Details on the library and underlying algorithm can be found here https://datasketches.apache.org/
This extensions uses the open-source C++ implementation https://github.com/apache/incubator-datasketches-cpp/
Currently only the theta sketch is implemented for Vertica.
cmake 3.14+
mkdir build
cd build
cmake ../SOURCES
make
Additional build options can be enabled by runing ccmake.
If you have a Vertica deployment, just get the SDK from /opt/vertica/sdk
If you don't have one handy, use:
docker run --rm --entrypoint bash opentext/vertica-k8s:24.4.0-0 -c 'tar -C /opt/vertica -c -v sdk' > /tmp/vertica-sdk.tar
On your dev machine (don't do that on a Vertica server, you'll mess things up)
# load the SDK to a dev directory in your home
mkdir -p ~/dev/vertica-sdks
cd ~/dev/vertica-sdks
tar xf /tmp/vertica-sdk.tar
mv sdk 24.4.0
# link the expected SDK location to your local SDK copy
sudo mkdir -p /opt/vertica && sudo chown -R $(id -u) /opt/vertica
ln -sf ~/dev/vertica-sdks/24.4.0 /opt/vertica/sdk
You need Docker and the SDK properly ready in /opt/vertica/sdk. Run ./start-build-env.sh
and then drop to the shell: docker exec -ti vbuilder-datask bash
You may then try to build using (inside the container)
cd /build
cmake /sources
make
In Vertica, each query is given at runtime a pool which depends of the configuration of the database and the context (User, Roles, etc).

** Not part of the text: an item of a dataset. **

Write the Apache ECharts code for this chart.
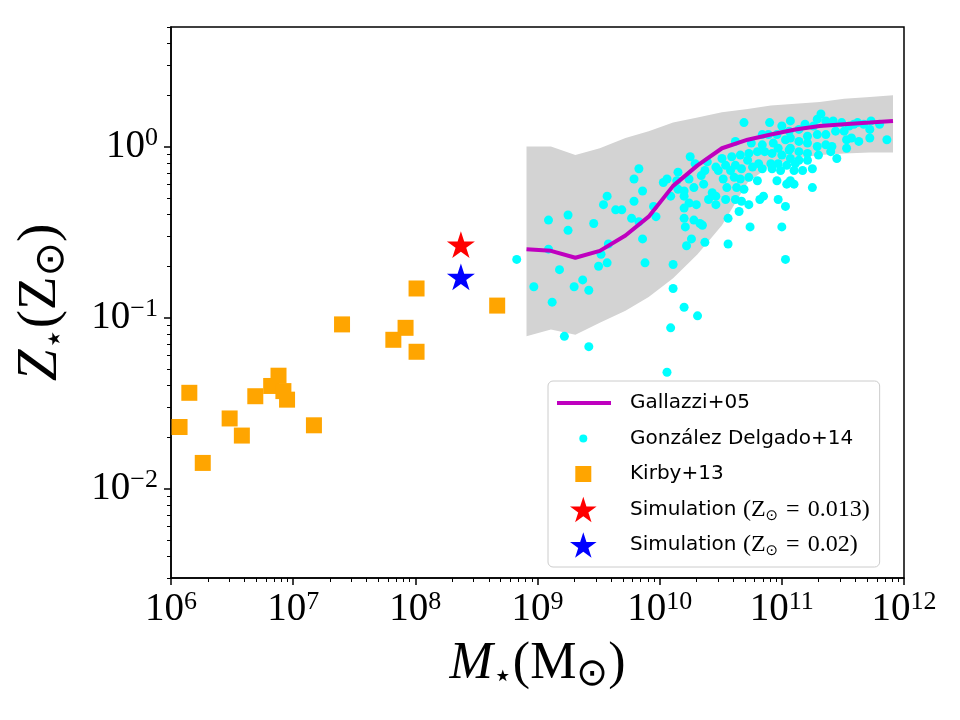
<!DOCTYPE html>
<html>
<head>
<meta charset="utf-8">
<script src="https://cdn.jsdelivr.net/npm/echarts@6/dist/echarts.min.js"></script>
<style>html,body{margin:0;padding:0;background:#fff}#c{width:960px;height:720px}</style>
</head>
<body>
<div id="c"></div>
<script>
// ---------- Data (log10 values) ----------
// Gallazzi+05: log M*, and log Z/Zsun (16th, 50th, 84th percentiles)
const gallazziLogMass = [8.91, 9.11, 9.31, 9.51, 9.72, 9.91, 10.11, 10.31, 10.51, 10.72, 10.91, 11.11, 11.31, 11.51, 11.72, 11.91];
const gallazziLogZ50 = [-0.60, -0.61, -0.65, -0.61, -0.52, -0.41, -0.23, -0.11, -0.01, 0.04, 0.07, 0.10, 0.12, 0.13, 0.14, 0.15];
const gallazziLogZ16 = [-1.11, -1.07, -1.10, -1.03, -0.96, -0.88, -0.77, -0.63, -0.46, -0.21, -0.11, -0.07, -0.05, -0.04, -0.035, -0.035];
const gallazziLogZ84 = [0.00, 0.00, -0.05, -0.01, 0.05, 0.09, 0.14, 0.17, 0.20, 0.22, 0.24, 0.25, 0.26, 0.28, 0.29, 0.30];

// González Delgado+14: log M*, log Z/Zsun
const gdLogMass = [8.83,9.09,9.25,9.25,9.09,9.18,8.97,9.12,9.30,9.37,9.42,9.22,9.42,9.46,9.57,9.54,9.64,9.69,9.58,9.52,
  9.50,9.57,9.79,9.77,9.83,9.86,9.79,9.83,9.86,9.88,10.06,10.09,10.20,10.31,10.11,10.11,9.97,9.95,10.25,10.29,
  10.39,10.46,10.15,10.06,10.03,10.14,10.24,10.34,10.37,10.36,10.28,10.09,10.15,10.20,10.20,10.43,10.40,10.46,10.24,10.30,
  10.20,10.20,10.28,10.33,10.35,10.21,10.26,10.22,10.37,10.69,10.90,11.00,11.07,10.84,10.89,10.96,11.03,10.62,10.75,10.84,
  10.93,10.97,11.06,10.51,10.59,10.66,10.73,10.80,10.86,10.92,11.00,10.72,10.54,10.62,10.81,10.91,10.97,11.04,10.48,10.58,
  10.67,10.76,10.84,10.92,10.99,10.52,10.61,10.66,10.73,10.80,10.96,11.04,10.55,10.63,10.69,10.85,10.82,10.97,10.46,10.54,
  10.62,10.67,10.73,10.65,10.56,11.03,10.74,11.00,10.56,11.03,11.25,11.07,11.17,11.25,11.45,11.53,11.63,11.86,11.72,11.73,
  11.80,11.62,11.55,11.42,11.32,11.29,11.19,11.36,11.26,11.49,11.14,11.06,11.21,11.29,11.36,11.44,11.51,11.53,11.07,11.14,
  11.21,11.29,11.36,11.41,11.07,11.14,11.21,11.30,11.40,11.07,11.14,11.21,11.11,11.10,11.06,11.10,11.59,11.67,11.72,11.57];
const gdLogZ = [-0.66,-0.43,-0.40,-0.49,-0.60,-0.72,-0.82,-0.91,-0.82,-0.78,-0.84,-1.11,-1.17,-0.45,-0.29,-0.34,-0.37,-0.37,-0.57,-0.63,
  -0.70,-0.68,-0.32,-0.42,-0.44,-0.54,-0.19,-0.13,-0.26,-0.68,-1.32,-1.06,-0.94,-0.99,-0.83,-0.69,-0.41,-0.35,-0.06,-0.10,
  -0.09,-0.12,-0.15,-0.19,-0.21,-0.20,-0.19,-0.17,-0.14,-0.22,-0.24,-0.29,-0.25,-0.26,-0.29,-0.27,-0.31,-0.34,-0.33,-0.34,
  -0.36,-0.42,-0.43,-0.45,-0.46,-0.47,-0.54,-0.58,-0.56,0.14,0.14,0.12,0.15,0.07,0.07,0.07,0.04,0.03,0.02,0.01,
  0.02,-0.01,-0.02,-0.07,-0.06,-0.05,-0.04,-0.03,-0.03,-0.04,-0.05,-0.08,-0.11,-0.11,-0.10,-0.10,-0.10,-0.11,-0.14,-0.14,
  -0.13,-0.12,-0.13,-0.13,-0.14,-0.19,-0.18,-0.19,-0.18,-0.20,-0.20,-0.22,-0.24,-0.24,-0.25,-0.29,-0.31,-0.31,-0.29,-0.31,
  -0.31,-0.32,-0.34,-0.38,-0.42,-0.35,-0.47,-0.47,-0.57,-0.66,-0.24,-0.20,-0.14,-0.13,-0.07,-0.01,0.03,0.04,0.05,0.15,
  0.13,0.14,0.12,0.15,0.19,0.16,0.13,0.15,0.12,0.14,0.10,0.09,0.06,0.07,0.07,0.09,0.09,0.04,0.05,0.03,
  0.02,0.00,0.01,0.00,-0.01,-0.03,-0.04,-0.05,-0.03,-0.07,-0.08,-0.08,-0.10,-0.14,-0.21,-0.22,0.13,0.13,0.10,0.05];

// Kirby+13: log M*, log Z/Zsun
const kirbyLogMass = [6.07, 6.15, 6.26, 6.48, 6.58, 6.69, 6.82, 6.88, 6.92, 6.95, 7.17, 7.40, 7.82, 7.92, 8.01, 8.01, 8.67];
const kirbyLogZ = [-1.64, -1.44, -1.85, -1.59, -1.69, -1.46, -1.40, -1.34, -1.43, -1.48, -1.63, -1.04, -1.13, -1.06, -0.83, -1.20, -0.93];

// Simulation (linear units)
const simMass = 2.36e8;
const simZ013 = 0.267;
const simZ002 = 0.173;

// Axes
const xMin = 1e6, xMax = 1e12;
const yMin = 0.003, yMax = 5;
const xMajorTicks = [1e6, 1e7, 1e8, 1e9, 1e10, 1e11, 1e12];
const yMajorTicks = [0.01, 0.1, 1];

const seriesNames = ['Gallazzi+05', 'González Delgado+14', 'Kirby+13', 'Simulation (Z⊙ = 0.013)', 'Simulation (Z⊙ = 0.02)'];

// ---------- Build ----------
const p10 = v => Math.pow(10, v);
function minorTicks(e0, e1, lo, hi) {
  const out = [];
  for (let e = e0; e <= e1; e++) for (let k = 2; k <= 9; k++) {
    const v = Number((k * Math.pow(10, e)).toPrecision(6));
    if (v > lo * 0.999 && v < hi * 1.001) out.push(v);
  }
  return out;
}
const xMinorTicks = minorTicks(6, 11, xMin, xMax);
const yMinorTicks = minorTicks(-3, 0, yMin, yMax);

const starPath = 'path://M0,-10L2.245,-3.09L9.511,-3.09L3.633,1.18L5.878,8.09L0,3.82L-5.878,8.09L-3.633,1.18L-9.511,-3.09L-2.245,-3.09Z';

const bandData = gallazziLogMass.map((m, i) => [p10(m), p10(gallazziLogZ16[i]), p10(gallazziLogZ84[i])]);
const lineData = gallazziLogMass.map((m, i) => [p10(m), p10(gallazziLogZ50[i])]);
const gdData = gdLogMass.map((m, i) => [p10(m), p10(gdLogZ[i])]);
const kirbyData = kirbyLogMass.map((m, i) => [p10(m), p10(kirbyLogZ[i])]);

const supLabel = v => {
  const e = Math.round(Math.log10(v));
  return '{b|10}{s|' + (e < 0 ? '\u2212' + (-e) : String(e)) + '}';
};
const tickRich = {
  b: {fontFamily: 'Liberation Serif', fontSize: 39, lineHeight: 42, color: '#000'},
  s: {fontFamily: 'Liberation Serif', fontSize: 26, lineHeight: 26, verticalAlign: 'top', color: '#000'}
};
const xNameRich = {
  i: {fontFamily: 'Liberation Serif', fontStyle: 'italic', fontSize: 52, lineHeight: 60, color: '#000'},
  r: {fontFamily: 'Liberation Serif', fontSize: 52, lineHeight: 60, color: '#000'},
  st: {fontFamily: 'DejaVu Sans', fontSize: 32, lineHeight: 27, verticalAlign: 'bottom', color: '#000'},
  sub: {fontFamily: 'DejaVu Sans', fontSize: 38, lineHeight: 27, verticalAlign: 'bottom', color: '#000'}
};
const yNameRich = {
  i: {fontFamily: 'Liberation Serif', fontStyle: 'italic', fontSize: 57, lineHeight: 64, color: '#000'},
  r: {fontFamily: 'Liberation Serif', fontSize: 55, lineHeight: 64, color: '#000'},
  st: {fontFamily: 'DejaVu Sans', fontSize: 34, lineHeight: 29, verticalAlign: 'bottom', color: '#000'},
  sub: {fontFamily: 'DejaVu Sans', fontSize: 41, lineHeight: 29, verticalAlign: 'bottom', color: '#000'}
};

const icons = {
  line: 'path://M0 0M68 28M0 12L54 12L54 16L0 16Z',
  dot: 'path://M0 0M68 28M22.3 14A4 4 0 1 0 30.3 14A4 4 0 1 0 22.3 14Z',
  square: 'path://M0 0M68 28M18.3 6L34.3 6L34.3 22L18.3 22Z',
  star: 'path://M0 0M68 28M26.3 1.3L29.44 10.97L39.62 10.97L31.39 16.95L34.53 26.63L26.3 20.65L18.07 26.63L21.21 16.95L12.99 10.97L23.16 10.97Z'
};

const chart = echarts.init(document.getElementById('c'), null, {renderer: 'canvas'});
const axisCommon = {
  type: 'log', logBase: 10, gridIndex: 0, splitLine: {show: false}, minorSplitLine: {show: false}
};
chart.setOption({
  animation: false,
  backgroundColor: '#fff',
  grid: {left: 171, right: 56, top: 27, bottom: 142, show: true, borderColor: '#000', borderWidth: 1.5, backgroundColor: 'transparent'},
  xAxis: [
    Object.assign({}, axisCommon, {
      min: xMin, max: xMax, position: 'bottom',
      axisLine: {show: true, onZero: false, lineStyle: {color: '#000', width: 1.5}},
      axisTick: {show: true, inside: false, length: 7, customValues: xMajorTicks, lineStyle: {color: '#000', width: 1.5}},
      axisLabel: {show: true, margin: 11, customValues: xMajorTicks, formatter: supLabel, rich: tickRich},
      name: '{i|M}{st|\u22C6}{r|(M}{sub|\u2299}{r|)}',
      nameLocation: 'middle', nameGap: 56,
      nameTextStyle: {rich: xNameRich}
    }),
    Object.assign({}, axisCommon, {
      min: xMin, max: xMax, position: 'bottom',
      axisLine: {show: false},
      axisTick: {show: true, inside: false, length: 4, customValues: xMinorTicks, lineStyle: {color: '#000', width: 1}},
      axisLabel: {show: false}
    })
  ],
  yAxis: [
    Object.assign({}, axisCommon, {
      min: yMin, max: yMax, position: 'left',
      axisLine: {show: true, onZero: false, lineStyle: {color: '#000', width: 1.5}},
      axisTick: {show: true, inside: false, length: 7, customValues: yMajorTicks, lineStyle: {color: '#000', width: 1.5}},
      axisLabel: {show: true, margin: 13, customValues: yMajorTicks, formatter: supLabel, rich: tickRich},
      name: '{i|Z}{st|\u22C6}{r|(Z}{sub|\u2299}{r|)}',
      nameLocation: 'middle', nameGap: 98,
      nameTextStyle: {rich: yNameRich}
    }),
    Object.assign({}, axisCommon, {
      min: yMin, max: yMax, position: 'left',
      axisLine: {show: false},
      axisTick: {show: true, inside: false, length: 4, customValues: yMinorTicks, lineStyle: {color: '#000', width: 1}},
      axisLabel: {show: false}
    })
  ],
  legend: {
    orient: 'vertical', left: 548, top: 381,
    padding: [8, 10, 8, 9], itemGap: 7.5, itemWidth: 68, itemHeight: 28,
    selectedMode: false,
    backgroundColor: 'rgba(255,255,255,0.8)', borderColor: '#cccccc', borderWidth: 1, borderRadius: 5,
    itemStyle: {borderWidth: 0},
    data: [
      {name: seriesNames[0], icon: icons.line},
      {name: seriesNames[1], icon: icons.dot},
      {name: seriesNames[2], icon: icons.square},
      {name: seriesNames[3], icon: icons.star},
      {name: seriesNames[4], icon: icons.star}
    ],
    formatter: function (name) {
      if (name.indexOf('Simulation') === 0) {
        const val = name.indexOf('0.013') > 0 ? '0.013' : '0.02';
        return '{s|Simulation }{m|(Z}{sub|\u2299}{m|\u2004=\u2004' + val + ')}';
      }
      return '{s|' + name + '}';
    },
    textStyle: {
      color: '#000',
      rich: {
        s: {fontFamily: 'DejaVu Sans', fontSize: 20, lineHeight: 28, color: '#000'},
        m: {fontFamily: 'Liberation Serif', fontSize: 24, lineHeight: 28, color: '#000'},
        sub: {fontFamily: 'DejaVu Sans', fontSize: 15, lineHeight: 8, verticalAlign: 'bottom', color: '#000'}
      }
    }
  },
  series: [
    {
      name: 'band', type: 'custom', xAxisIndex: 0, yAxisIndex: 0, silent: true, clip: true,
      data: bandData, encode: {x: 0, y: [1, 2]},
      renderItem: function (params, api) {
        if (params.dataIndexInside !== 0) return null;
        const n = params.dataInsideLength;
        const pts = [];
        for (let i = 0; i < n; i++) pts.push(api.coord([api.value(0, i), api.value(2, i)]));
        for (let i = n - 1; i >= 0; i--) pts.push(api.coord([api.value(0, i), api.value(1, i)]));
        return {type: 'polygon', shape: {points: pts}, style: {fill: '#d3d3d3', stroke: null}};
      }
    },
    {
      name: seriesNames[0], type: 'line', xAxisIndex: 0, yAxisIndex: 0, data: lineData,
      symbol: 'none', showSymbol: false, smooth: false,
      itemStyle: {color: '#bf00bf'}, lineStyle: {color: '#bf00bf', width: 4}
    },
    {
      name: seriesNames[1], type: 'scatter', xAxisIndex: 0, yAxisIndex: 0, data: gdData,
      symbol: 'circle', symbolSize: 9, itemStyle: {color: '#00ffff', opacity: 1}
    },
    {
      name: seriesNames[2], type: 'scatter', xAxisIndex: 0, yAxisIndex: 0, data: kirbyData,
      symbol: 'rect', symbolSize: 16, itemStyle: {color: '#ffa500', opacity: 1}
    },
    {
      name: seriesNames[3], type: 'scatter', xAxisIndex: 0, yAxisIndex: 0, data: [[simMass, simZ013]],
      symbol: starPath, symbolSize: 28, symbolKeepAspect: true, itemStyle: {color: '#ff0000', opacity: 1}
    },
    {
      name: seriesNames[4], type: 'scatter', xAxisIndex: 0, yAxisIndex: 0, data: [[simMass, simZ002]],
      symbol: starPath, symbolSize: 28, symbolKeepAspect: true, itemStyle: {color: '#0000ff', opacity: 1}
    }
  ]
});
</script>
</body>
</html>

The Datasketch-CPP library uses C++ standard allocators to allocate/release the memory required for sketch processing.
The problem is that in its current state, the Datasketch library can only be integrated with compile time/ static allocators and the API does not offer a way to initialize those allocators with external resource at runtime (calls to allocators default constructor internally).
Ideally the datasketch library would allow users to pass in instances of custom allocator rather than only their types.
As a workaround we have built a simple custom memory allocator that constrains the algorithm up to 10GB of memory (of heap outside of the vertica pool).
This is not ideal and we plan to improve that by working the the datasketches-cpp maintainers.